----- GIVEN RECORDS -----
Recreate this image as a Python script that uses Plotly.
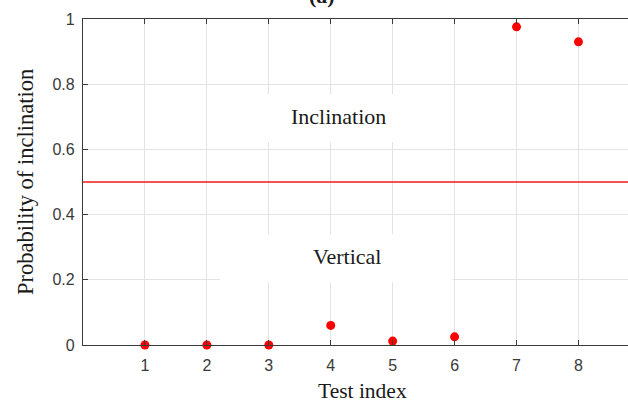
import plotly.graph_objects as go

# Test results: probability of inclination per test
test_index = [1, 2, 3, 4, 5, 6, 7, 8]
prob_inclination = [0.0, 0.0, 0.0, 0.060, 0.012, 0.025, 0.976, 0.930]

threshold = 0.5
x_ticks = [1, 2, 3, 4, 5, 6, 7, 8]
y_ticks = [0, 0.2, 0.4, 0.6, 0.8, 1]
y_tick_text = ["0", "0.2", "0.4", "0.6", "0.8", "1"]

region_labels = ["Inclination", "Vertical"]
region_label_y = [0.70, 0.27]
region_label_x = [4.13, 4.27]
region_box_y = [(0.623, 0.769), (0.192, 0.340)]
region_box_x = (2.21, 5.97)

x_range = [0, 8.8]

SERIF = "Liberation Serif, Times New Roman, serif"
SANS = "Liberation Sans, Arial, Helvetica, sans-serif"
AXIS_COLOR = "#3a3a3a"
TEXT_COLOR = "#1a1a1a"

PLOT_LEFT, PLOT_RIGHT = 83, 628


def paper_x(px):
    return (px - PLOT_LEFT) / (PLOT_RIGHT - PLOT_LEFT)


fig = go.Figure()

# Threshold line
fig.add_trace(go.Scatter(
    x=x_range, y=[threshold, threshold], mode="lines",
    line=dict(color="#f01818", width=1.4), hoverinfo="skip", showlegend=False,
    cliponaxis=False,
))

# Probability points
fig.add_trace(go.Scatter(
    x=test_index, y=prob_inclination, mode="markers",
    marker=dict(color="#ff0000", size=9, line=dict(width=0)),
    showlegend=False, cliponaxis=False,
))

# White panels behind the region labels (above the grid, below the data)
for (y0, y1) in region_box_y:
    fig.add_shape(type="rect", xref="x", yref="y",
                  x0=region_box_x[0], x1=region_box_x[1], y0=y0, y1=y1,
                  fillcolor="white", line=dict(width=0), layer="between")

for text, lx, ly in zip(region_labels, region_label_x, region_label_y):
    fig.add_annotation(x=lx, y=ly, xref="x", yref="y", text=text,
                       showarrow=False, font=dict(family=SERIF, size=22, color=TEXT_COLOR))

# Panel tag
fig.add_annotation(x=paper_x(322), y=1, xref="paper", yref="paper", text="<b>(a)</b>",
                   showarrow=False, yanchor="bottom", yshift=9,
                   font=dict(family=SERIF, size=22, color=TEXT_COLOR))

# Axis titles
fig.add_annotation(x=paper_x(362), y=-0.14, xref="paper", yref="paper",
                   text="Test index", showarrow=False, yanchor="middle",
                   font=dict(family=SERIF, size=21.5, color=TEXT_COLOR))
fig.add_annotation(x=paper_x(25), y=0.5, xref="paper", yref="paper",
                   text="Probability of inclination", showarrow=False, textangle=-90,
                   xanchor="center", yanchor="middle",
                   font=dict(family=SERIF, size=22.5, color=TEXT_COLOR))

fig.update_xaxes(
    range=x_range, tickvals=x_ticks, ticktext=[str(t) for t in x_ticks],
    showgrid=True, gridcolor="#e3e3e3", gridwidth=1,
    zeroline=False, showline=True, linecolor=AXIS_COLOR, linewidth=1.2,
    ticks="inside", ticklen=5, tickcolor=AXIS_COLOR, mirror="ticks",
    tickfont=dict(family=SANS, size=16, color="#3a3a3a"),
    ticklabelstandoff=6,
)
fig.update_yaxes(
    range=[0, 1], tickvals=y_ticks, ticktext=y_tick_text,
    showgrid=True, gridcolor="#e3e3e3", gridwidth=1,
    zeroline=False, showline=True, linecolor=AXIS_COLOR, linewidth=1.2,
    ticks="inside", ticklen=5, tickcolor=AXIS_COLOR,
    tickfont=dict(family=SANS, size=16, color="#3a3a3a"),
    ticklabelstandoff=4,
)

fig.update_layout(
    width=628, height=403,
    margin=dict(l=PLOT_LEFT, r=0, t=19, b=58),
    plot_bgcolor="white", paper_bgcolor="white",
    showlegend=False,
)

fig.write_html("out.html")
-----
----- GIVEN RECORDS -----
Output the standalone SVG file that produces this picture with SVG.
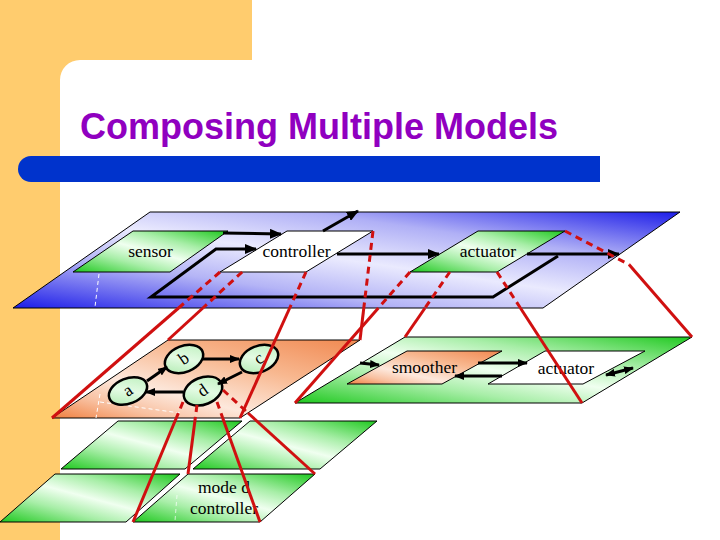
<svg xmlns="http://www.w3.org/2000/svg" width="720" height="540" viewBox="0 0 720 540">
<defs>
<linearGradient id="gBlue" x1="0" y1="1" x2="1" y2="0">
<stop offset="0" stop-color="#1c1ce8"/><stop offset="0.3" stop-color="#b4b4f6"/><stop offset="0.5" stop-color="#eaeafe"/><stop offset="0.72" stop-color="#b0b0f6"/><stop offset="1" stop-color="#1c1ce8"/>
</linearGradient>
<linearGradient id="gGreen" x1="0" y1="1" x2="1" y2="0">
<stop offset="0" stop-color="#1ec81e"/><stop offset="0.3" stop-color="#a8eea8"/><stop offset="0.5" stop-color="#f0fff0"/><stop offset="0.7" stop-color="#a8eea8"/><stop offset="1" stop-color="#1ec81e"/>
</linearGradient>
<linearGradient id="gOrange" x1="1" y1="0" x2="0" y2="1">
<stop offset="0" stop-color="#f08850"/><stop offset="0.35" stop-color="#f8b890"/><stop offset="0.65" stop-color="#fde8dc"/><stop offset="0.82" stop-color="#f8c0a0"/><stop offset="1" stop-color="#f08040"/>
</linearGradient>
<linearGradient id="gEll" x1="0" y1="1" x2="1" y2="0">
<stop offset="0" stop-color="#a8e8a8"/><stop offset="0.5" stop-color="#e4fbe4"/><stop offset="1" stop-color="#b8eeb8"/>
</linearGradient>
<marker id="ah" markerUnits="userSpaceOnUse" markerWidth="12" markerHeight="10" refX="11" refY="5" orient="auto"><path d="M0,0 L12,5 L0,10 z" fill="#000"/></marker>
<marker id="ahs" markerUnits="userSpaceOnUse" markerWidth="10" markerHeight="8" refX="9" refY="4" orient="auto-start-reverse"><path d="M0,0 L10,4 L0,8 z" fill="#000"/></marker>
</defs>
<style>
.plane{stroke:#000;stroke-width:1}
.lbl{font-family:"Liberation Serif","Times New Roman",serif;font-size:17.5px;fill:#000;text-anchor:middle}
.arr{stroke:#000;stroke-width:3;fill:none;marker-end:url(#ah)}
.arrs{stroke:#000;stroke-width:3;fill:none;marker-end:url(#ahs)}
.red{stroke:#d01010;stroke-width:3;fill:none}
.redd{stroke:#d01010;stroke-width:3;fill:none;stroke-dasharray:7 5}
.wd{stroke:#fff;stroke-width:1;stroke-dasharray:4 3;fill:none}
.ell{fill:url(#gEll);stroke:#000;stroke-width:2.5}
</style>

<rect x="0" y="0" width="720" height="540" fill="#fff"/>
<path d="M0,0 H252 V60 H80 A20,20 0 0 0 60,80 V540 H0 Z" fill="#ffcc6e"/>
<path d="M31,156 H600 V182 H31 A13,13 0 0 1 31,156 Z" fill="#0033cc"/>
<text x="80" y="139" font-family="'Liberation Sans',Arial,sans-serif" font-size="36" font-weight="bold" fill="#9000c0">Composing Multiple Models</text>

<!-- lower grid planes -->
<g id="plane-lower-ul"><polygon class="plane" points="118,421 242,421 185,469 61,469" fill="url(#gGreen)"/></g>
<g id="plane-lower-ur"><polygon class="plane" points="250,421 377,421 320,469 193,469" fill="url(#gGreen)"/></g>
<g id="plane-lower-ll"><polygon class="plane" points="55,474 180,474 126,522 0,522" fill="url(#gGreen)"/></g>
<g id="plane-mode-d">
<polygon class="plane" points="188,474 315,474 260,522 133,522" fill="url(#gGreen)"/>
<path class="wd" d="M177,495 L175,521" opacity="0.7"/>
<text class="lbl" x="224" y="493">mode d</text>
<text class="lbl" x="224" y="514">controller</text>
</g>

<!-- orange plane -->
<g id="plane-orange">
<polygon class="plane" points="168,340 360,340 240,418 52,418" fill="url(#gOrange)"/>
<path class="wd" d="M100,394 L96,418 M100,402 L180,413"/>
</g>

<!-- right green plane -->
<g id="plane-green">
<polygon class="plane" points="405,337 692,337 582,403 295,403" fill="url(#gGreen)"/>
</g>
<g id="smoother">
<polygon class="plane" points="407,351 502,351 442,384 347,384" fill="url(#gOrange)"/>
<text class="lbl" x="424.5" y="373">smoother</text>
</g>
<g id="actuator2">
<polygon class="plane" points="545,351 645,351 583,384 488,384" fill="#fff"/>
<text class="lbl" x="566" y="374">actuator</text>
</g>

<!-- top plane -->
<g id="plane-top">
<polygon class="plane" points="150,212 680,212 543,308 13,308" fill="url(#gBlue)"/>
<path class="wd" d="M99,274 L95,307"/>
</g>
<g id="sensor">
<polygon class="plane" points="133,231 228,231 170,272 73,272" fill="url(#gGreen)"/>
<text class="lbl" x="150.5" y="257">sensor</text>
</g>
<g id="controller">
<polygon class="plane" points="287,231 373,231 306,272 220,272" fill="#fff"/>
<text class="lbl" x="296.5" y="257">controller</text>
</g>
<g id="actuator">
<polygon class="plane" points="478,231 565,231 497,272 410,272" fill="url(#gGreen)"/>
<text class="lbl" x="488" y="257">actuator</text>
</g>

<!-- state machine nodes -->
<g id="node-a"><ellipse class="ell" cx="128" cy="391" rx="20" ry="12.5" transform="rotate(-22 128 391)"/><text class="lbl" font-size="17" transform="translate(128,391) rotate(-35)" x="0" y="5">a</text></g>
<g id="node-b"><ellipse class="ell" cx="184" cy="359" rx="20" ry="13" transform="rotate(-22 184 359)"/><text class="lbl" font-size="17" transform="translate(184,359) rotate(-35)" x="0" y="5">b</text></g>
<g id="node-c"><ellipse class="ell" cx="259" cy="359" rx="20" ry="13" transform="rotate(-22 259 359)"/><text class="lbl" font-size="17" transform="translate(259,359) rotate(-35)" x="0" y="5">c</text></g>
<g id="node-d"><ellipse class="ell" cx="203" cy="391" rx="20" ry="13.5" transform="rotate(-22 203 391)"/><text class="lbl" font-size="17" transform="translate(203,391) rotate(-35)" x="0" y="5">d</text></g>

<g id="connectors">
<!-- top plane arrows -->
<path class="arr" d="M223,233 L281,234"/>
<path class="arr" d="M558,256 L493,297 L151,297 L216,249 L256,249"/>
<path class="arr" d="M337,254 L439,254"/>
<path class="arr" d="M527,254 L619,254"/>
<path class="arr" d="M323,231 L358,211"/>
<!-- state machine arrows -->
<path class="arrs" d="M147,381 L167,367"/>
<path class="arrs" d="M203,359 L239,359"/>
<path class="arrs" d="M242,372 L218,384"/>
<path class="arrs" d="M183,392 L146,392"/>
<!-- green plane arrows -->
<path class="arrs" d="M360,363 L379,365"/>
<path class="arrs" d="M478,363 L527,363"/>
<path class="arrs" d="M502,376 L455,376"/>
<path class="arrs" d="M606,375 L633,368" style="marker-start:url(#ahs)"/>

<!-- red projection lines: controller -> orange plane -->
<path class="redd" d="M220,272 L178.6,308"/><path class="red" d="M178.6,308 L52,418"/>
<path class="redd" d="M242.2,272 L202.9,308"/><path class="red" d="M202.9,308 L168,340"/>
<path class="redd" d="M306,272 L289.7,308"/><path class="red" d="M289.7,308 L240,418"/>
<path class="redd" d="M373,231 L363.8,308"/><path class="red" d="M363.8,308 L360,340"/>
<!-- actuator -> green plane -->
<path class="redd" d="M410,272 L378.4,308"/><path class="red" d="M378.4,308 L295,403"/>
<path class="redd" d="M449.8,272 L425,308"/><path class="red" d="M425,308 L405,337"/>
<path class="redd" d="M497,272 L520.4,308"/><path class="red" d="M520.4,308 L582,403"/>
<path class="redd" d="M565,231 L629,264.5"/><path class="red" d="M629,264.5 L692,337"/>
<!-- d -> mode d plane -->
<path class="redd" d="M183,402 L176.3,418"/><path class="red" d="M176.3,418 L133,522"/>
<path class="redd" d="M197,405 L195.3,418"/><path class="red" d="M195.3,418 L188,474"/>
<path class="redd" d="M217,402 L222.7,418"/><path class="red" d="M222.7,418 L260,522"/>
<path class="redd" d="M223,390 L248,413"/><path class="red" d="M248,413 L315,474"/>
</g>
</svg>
-----
- STATED TASK:
Your copy should hold only the lines from the one containing "Recreate this image" through the one containing "PLOT_LEFT, PLOT_RIGHT = 83, 628", word for word, with no pictures.

- REPLY TO THE TASK:
Recreate this image as a Python script that uses Plotly.
import plotly.graph_objects as go

# Test results: probability of inclination per test
test_index = [1, 2, 3, 4, 5, 6, 7, 8]
prob_inclination = [0.0, 0.0, 0.0, 0.060, 0.012, 0.025, 0.976, 0.930]

threshold = 0.5
x_ticks = [1, 2, 3, 4, 5, 6, 7, 8]
y_ticks = [0, 0.2, 0.4, 0.6, 0.8, 1]
y_tick_text = ["0", "0.2", "0.4", "0.6", "0.8", "1"]

region_labels = ["Inclination", "Vertical"]
region_label_y = [0.70, 0.27]
region_label_x = [4.13, 4.27]
region_box_y = [(0.623, 0.769), (0.192, 0.340)]
region_box_x = (2.21, 5.97)

x_range = [0, 8.8]

SERIF = "Liberation Serif, Times New Roman, serif"
SANS = "Liberation Sans, Arial, Helvetica, sans-serif"
AXIS_COLOR = "#3a3a3a"
TEXT_COLOR = "#1a1a1a"

PLOT_LEFT, PLOT_RIGHT = 83, 628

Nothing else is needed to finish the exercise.